* WRITTEN EXERCISE
Extract, word for word, every line from the one containing "Clone this chart in Altair." through the one containing "import pandas as pd", with both end lines kept.
___ DATASET RECORDS
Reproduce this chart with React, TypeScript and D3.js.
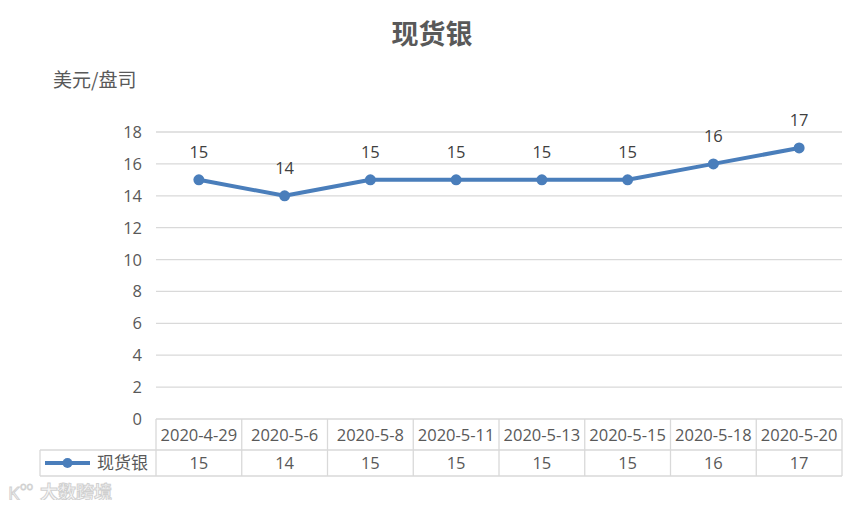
______
___ DATASET RECORDS
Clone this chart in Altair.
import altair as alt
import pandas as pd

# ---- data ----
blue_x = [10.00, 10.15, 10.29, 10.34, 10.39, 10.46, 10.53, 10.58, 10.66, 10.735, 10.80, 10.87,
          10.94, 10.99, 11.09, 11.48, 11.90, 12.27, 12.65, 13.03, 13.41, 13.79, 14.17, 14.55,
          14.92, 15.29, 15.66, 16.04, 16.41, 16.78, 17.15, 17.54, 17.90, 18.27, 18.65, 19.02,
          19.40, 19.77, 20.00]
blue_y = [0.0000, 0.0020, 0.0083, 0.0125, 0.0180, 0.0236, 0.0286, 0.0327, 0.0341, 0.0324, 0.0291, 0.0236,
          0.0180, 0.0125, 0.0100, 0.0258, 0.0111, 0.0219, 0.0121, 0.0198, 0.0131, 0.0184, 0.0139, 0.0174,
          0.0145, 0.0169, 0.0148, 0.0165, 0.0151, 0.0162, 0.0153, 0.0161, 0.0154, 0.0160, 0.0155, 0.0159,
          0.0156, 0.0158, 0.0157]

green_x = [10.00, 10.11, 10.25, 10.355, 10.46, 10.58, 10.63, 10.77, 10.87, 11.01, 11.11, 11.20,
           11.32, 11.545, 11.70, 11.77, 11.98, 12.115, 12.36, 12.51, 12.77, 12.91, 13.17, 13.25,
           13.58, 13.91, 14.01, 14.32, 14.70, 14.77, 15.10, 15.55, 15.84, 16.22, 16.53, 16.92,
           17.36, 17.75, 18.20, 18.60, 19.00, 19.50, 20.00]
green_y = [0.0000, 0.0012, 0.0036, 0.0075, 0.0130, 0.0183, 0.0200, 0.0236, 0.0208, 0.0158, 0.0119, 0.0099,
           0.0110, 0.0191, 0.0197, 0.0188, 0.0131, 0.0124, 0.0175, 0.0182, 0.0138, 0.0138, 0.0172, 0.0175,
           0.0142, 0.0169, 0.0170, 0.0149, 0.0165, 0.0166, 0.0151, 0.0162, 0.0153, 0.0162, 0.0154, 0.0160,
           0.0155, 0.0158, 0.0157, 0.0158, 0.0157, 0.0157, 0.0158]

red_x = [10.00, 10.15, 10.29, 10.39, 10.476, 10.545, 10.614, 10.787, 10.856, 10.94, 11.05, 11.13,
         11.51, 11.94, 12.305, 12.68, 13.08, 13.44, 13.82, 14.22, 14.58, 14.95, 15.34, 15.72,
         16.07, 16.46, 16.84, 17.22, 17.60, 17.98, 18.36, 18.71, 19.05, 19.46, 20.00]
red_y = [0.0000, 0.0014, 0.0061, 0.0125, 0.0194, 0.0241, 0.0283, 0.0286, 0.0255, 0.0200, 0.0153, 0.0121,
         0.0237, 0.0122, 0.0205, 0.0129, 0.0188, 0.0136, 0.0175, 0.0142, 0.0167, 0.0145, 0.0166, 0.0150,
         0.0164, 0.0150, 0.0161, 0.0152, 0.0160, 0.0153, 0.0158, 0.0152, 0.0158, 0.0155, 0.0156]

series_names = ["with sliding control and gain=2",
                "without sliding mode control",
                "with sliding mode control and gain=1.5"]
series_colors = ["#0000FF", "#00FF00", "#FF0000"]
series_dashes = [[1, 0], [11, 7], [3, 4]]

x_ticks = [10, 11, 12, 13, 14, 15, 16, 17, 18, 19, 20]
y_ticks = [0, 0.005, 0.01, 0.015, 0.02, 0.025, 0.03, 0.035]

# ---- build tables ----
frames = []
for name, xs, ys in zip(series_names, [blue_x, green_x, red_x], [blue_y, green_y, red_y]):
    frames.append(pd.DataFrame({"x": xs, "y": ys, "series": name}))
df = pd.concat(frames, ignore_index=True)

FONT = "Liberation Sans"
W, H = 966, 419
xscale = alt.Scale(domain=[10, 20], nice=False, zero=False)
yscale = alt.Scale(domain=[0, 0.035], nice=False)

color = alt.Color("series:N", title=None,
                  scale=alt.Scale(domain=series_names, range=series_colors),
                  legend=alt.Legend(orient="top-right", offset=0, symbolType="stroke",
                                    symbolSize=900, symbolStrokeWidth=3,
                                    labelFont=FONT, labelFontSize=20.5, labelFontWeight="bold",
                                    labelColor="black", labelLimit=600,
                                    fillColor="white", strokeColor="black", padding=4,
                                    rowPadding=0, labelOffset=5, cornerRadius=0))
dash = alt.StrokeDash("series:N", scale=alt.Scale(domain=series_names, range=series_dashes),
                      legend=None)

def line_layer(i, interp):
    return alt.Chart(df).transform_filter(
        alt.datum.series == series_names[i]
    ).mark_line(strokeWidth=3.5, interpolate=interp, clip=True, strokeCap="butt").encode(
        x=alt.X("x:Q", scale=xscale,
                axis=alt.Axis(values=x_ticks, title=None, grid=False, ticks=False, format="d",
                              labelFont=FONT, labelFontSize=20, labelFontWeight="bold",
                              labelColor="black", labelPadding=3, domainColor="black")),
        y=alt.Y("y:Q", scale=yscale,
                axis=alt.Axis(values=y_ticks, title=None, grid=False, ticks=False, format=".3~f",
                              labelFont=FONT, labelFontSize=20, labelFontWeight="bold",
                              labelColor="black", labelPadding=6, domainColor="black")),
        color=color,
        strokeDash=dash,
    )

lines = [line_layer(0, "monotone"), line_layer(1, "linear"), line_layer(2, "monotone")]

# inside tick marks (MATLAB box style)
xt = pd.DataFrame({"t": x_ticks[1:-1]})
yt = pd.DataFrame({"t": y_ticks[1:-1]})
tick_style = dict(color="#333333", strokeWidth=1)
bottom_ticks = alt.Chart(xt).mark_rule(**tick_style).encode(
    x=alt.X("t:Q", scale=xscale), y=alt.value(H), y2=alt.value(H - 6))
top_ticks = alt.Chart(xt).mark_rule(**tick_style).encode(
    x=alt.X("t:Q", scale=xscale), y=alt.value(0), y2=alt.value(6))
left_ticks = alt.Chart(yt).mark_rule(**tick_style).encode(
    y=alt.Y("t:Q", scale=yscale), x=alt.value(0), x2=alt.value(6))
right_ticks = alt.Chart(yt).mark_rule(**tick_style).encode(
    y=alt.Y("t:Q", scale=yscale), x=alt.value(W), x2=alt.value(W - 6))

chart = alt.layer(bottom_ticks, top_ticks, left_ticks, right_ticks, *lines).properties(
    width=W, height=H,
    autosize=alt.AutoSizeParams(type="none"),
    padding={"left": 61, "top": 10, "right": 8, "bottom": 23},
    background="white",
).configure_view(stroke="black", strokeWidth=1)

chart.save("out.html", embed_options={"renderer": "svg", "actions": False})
______
___ DATASET RECORDS
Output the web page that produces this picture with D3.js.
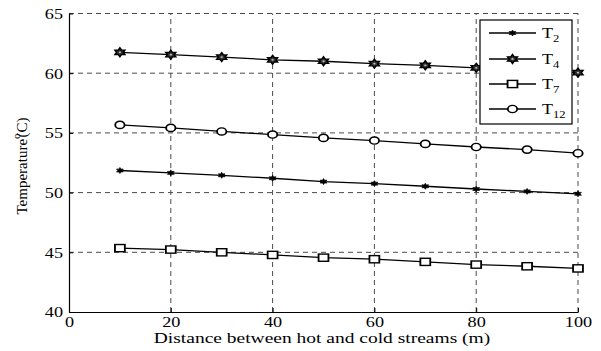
______
* THE REPLY
Clone this chart in Altair.
import altair as alt
import pandas as pd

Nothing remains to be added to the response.